The ships also burned heavy fuel oil until this year.


> would be a whole additional supply chain just for power plants.

This isn't an issue. There are coal ships, coal trains, coal trucks, you name it. Storage is easier too, you just dump it.


It requires two dumps, one for fuel and one for fly ash with containment - the latter is usually huge.


Presumably solar is not quantified in "most of it" because it is unmeasured.

For example, my own solar doesn't factor into the percentage of power generated in California. No one can tell you the price per kwh.

All PGE knows is that sometimes they send me power, and sometimes I send them power. They have no idea what my internal usage and costs are.


Substantial amounts of solar coming online in Hawaii, causing the utility to carefully manage additional distributed solar installs [1]. Still expensive because there is much diesel and coal generation (~2GW) left to displace.

[1] https://www.hawaiianelectric.com/clean-energy-hawaii/integra... (red = saturated local electrical infra)


"carefully manage" aka try to retain the fossil fuel dependence at all costs.
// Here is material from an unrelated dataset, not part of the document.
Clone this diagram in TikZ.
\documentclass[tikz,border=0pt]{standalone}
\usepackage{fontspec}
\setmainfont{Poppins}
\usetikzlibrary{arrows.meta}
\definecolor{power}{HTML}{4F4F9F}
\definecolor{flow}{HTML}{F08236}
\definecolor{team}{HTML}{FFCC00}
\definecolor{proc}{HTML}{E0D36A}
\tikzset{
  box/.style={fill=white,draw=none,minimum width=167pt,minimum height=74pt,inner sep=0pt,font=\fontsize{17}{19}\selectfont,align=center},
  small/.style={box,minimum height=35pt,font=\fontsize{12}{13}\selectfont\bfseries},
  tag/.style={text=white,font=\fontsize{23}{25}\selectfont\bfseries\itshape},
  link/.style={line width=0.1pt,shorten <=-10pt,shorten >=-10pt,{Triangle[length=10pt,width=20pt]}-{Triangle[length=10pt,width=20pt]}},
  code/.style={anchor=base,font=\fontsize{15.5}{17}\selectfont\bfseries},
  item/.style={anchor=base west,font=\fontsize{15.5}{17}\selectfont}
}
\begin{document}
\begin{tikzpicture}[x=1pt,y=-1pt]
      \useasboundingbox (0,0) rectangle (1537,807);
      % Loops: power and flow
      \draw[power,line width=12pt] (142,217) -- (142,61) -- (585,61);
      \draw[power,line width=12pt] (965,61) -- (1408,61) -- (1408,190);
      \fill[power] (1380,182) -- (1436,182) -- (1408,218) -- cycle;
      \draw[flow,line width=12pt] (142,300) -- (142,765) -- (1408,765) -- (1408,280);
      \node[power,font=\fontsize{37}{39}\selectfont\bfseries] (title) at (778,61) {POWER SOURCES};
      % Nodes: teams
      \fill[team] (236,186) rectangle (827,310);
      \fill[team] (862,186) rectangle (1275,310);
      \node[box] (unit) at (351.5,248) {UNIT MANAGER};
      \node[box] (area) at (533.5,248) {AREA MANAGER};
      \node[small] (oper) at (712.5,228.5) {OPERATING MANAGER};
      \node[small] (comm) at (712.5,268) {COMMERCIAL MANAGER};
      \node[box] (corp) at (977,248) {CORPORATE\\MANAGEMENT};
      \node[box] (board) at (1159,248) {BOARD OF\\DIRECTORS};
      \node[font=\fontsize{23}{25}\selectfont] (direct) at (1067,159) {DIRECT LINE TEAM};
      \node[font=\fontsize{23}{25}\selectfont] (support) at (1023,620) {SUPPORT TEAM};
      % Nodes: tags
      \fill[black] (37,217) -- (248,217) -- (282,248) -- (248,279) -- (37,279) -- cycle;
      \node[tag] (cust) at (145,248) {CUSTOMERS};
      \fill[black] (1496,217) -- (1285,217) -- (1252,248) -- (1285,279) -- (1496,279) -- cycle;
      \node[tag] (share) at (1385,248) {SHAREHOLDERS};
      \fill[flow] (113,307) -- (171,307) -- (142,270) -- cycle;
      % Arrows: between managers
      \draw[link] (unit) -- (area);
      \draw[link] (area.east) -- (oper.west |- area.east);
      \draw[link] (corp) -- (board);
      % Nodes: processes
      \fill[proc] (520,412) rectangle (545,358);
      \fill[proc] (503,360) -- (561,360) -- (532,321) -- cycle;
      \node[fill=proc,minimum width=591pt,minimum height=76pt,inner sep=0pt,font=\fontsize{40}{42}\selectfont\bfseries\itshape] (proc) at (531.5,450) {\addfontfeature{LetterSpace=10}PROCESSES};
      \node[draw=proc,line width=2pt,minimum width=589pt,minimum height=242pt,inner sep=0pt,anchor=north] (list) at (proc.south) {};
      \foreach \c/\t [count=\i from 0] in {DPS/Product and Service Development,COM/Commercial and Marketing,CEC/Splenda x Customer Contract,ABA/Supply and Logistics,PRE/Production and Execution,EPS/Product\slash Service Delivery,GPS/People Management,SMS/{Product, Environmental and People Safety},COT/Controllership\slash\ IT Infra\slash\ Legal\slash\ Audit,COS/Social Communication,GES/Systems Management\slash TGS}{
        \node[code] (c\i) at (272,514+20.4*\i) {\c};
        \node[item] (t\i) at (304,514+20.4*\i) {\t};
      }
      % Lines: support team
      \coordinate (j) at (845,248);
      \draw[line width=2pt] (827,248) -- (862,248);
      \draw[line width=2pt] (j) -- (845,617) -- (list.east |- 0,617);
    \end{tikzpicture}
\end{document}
Hawaii is a microcosm of egregious mismanagement despite ideal circumstances.


I was under a similar impression, but an independent audit found that while unnecessary staffing (and associated costs) was occurring, it didn't appear that the utility was attempting to sandbag the grid transformation. There's bloat, but also legitimate progress.

https://www.utilitydive.com/news/audit-of-hawaiian-electric-...

> Contrary to stakeholder criticism, Hawaiian Electric's support of Hawaii's groundbreaking 100% by 2045 renewable portfolio standard (RPS) has been strong, the audit found. "It has exceeded its mandated obligations" and criticisms "appear to be largely unfounded."

> The problem is cost, it said. Meeting the RPS and the challenge of integrating rooftop solar have led to increased workload and costs, the audit recognized. But Hawaiian Electric increased staffing "with little evidence of any business cases supporting these additions."


2045? A 30 year transition plan (since '15) sounds like doing nothing and branding it.


Only if they aren't making progress towards the goals, but they do seem to be making progress.


The progress could be just from the world changing around them (cost competitive renewables). Doing something would mean putting some skin in the climate change fight.


How would that differ from simply gradually shifting to renewables?


Why is geothermal not more prominent?


Apparently you can have too much geothermal. Their first plant got knocked offline by the 2018 eruption. https://en.wikipedia.org/wiki/Puna_Geothermal_Venture

There's also this bit:

> Additional concerns and opposition to the plant have been raised by Native Hawaiians, who view all forms of volcanic activity as manifestations of the goddess Pele. To the Native Hawaiians who revere Pele, geothermal wells and energy production are a desecration of her body and spirit.


But no sun or wind gods that we need to worry about?


Probably you don't drill into sun or wind, thus not producingj any unholy disturbance to the relevant deities.


Wind turbines do locally screw with the wind, that's why you can't put them too close to each other. But it's temporary and goes away when the turbine get decommissioned, so maybe that's the difference. Or maybe the wind is traditionally meant to be harnessed (boats) but volcanic energy is not?


It is used on the Big Island, which is the newest island. Unfortunately most people live on the older islands, which aren't above the volcanic hotspot anymore. And the islands are far enough apart that they all have their own independent electrical grids.


Even if they ain't directly on the hot spot, couldn't they still be close enough to it for there to be a useful temperature differential?


There were attempts to use the ocean for a heat sorce/sink for downtown AC.


Are there any realistic power generation options from tidal/ocean power? Seems like that might be great for Hawaii — if it isn’t still the realm of science fiction?


Most tidal I am familiar with capable of generating anything approaching reasonable amounts causes significant ecosystem impacts- you basically replace entire shorelines with concrete bunkers that act as a crappy gravity battery (you can get significant mass from the water, but not much lift from the tide).

I think most research is focused on utilizing less unique space- rooftops, open plains, open ocean. Shorelines are tiny spaces for how ecologically unique they are, plus they tend to be highly desirable for other human uses as well.


Hawaii is actually pretty worse case for tidal power. You want a narrow estuary with a high tidal swing. Think fjords and similar formations.


I saw a marketing video for one company that was deploying a prototype to do this a few days ago. I'm unable to remember the name or find a link.

I think it was somewhere in oceania that they were installing the protoype in. The unit looked sort of like (this)[https://imgur.com/a/ymulbWF] but wider and in hd of course.

By wider I mean it looked more like a catamaran style boat and the one in the imgur link is more like a monohull boat. The one in the video which they deployed maybe 15-30 yards off shore from a beach was where they installed it and it had branding from their company on the side and some bright yellow accents.


It’s still impossible to do on a practical basis.

Fortunately there are still people working on it.


Geothermal?


Bunker fuel for the most part I believe. Puerto Rico is very similar.